United Methodists offer 3 ways to treat LGBTQ members, clergy. Can any prevent a split?

United Methodist Rev. Val Rosenquist presided over a same-sex wedding in Charlotte in 2016. A complaint was lodged with the church but she did not lose her job. Tim Funk/Charlotte Observer
United Methodist Rev. Val Rosenquist presided over a same-sex wedding in Charlotte in 2016. A complaint was lodged with the church but she did not lose her job. Tim Funk/Charlotte Observer
SANFORD

The United Methodist Church is mulling three policy models for how the denomination could treat LGBTQ members and clergy, and they range from keeping exclusive language in the Book of Discipline to branching the church according to beliefs about religion and sexuality.

In North Carolina and around the world, United Methodist bishops have been holding meetings in recent weeks with church leaders and laity to talk about “A Way Forward.” That’s the name Methodists have given to the process of trying to reconcile different views about human sexuality, including whether the church should conduct same-sex marriages and whether it will ordain as clergy members who identify as lesbian, gay, bisexual, transgender or questioning.

Denominational leaders hope that the way forward – which may include one of the models now on the table, or some other proposal not yet conceived – will avoid congregations leaving the denomination entirely.
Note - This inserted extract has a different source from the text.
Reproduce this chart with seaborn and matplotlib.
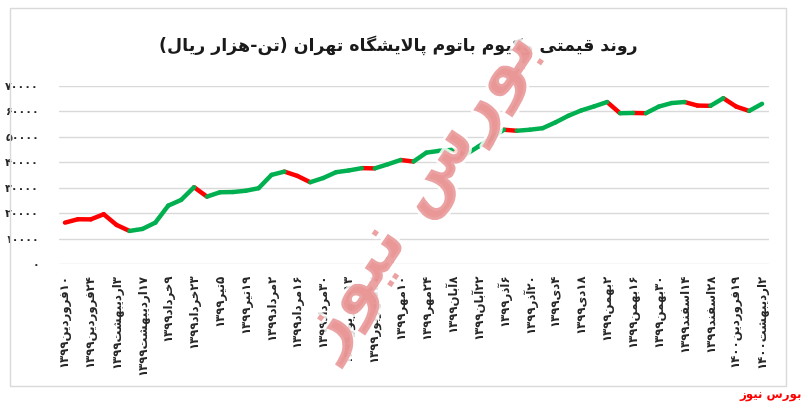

Instead, they hope the church will embrace the Methodist tradition that people can love Jesus, love their neighbors and sometimes disagree.

“Grace and mercy are what change hearts,” Bishop Hope Morgan Ward of the N.C. Conference of the United Methodist Church, which covers Eastern North Carolina, told more than 120 people who came to St. Luke United Methodist Church in Sanford Sunday to hear the proposals. “Grace and mercy are what draw people to God.”

Methodists in the Western North Carolina Conference are having the same conversations, including one scheduled for 3 p.m. March 11 at First United Methodist Church in Hendersonville.

United Methodists first addressed human sexuality doctrinally in 1972, when the General Conference, the worldwide governing board, wrote into the Book of Discipline that “The practice of homosexuality is incompatible with Christian teaching. Therefore self-avowed practicing homosexuals are not to be certified as candidates, ordained as ministers, or appointed to serve in The United Methodist Church.”

United Methodists define marriage as a covenant “between a man and a woman,” and the denomination bans pastors from officiating and churches from hosting ceremonies that celebrate same-sex marriages, despite the 2015 Supreme Court ruling that legalized them.

In recent years, several United Methodist clergy, including one in Charlotte in 2016, have defied the ban.

Like other denominations, United Methodists are divided over which is the sin: being gay or discriminating against people who are.

In 2016, the General Conference authorized its Council of Bishops to form a Commission on a Way Forward. The Commission, with 32 members from around the world – including three who are openly gay – crafted the proposals congregations are hearing about now.

The proposals are intentionally broad, with no detail on how exactly they would be put in place. They are:

▪ to leave the language in the Book of Discipline as it is and enforce conformity across the denomination. This option would require the addition of specific rules as well as consequences for those who defy them.

▪ to remove the language from the Book of Discipline and allow ministers to work “contextually.” Ward noted that Methodist churches operate contextually now, with ministries and traditions that vary from church to church and region to region, all under the United Methodist umbrella. Under this option, pastors who want to conduct same-sex marriages could do so, for example, but those who are opposed would not be required to participate.

▪ to create different branches of the church, in which congregations might align more along philosophical lines than geographical ones.

Each model, presenters said, has a scriptural basis, and clergy and laity are being asked to consider how each model can serve the United Methodist mission to “make disciples of Christ to transform the world.”

The Rev. Maidstone Mulenga, spokesman for the Council of Bishops, based in Washington, said the commission is to make a final recommendation in May to the Council of Bishops, which may or may not take its advice. The denomination is planning a special meeting of General Conference in 2019 to try to make decisions on the issue.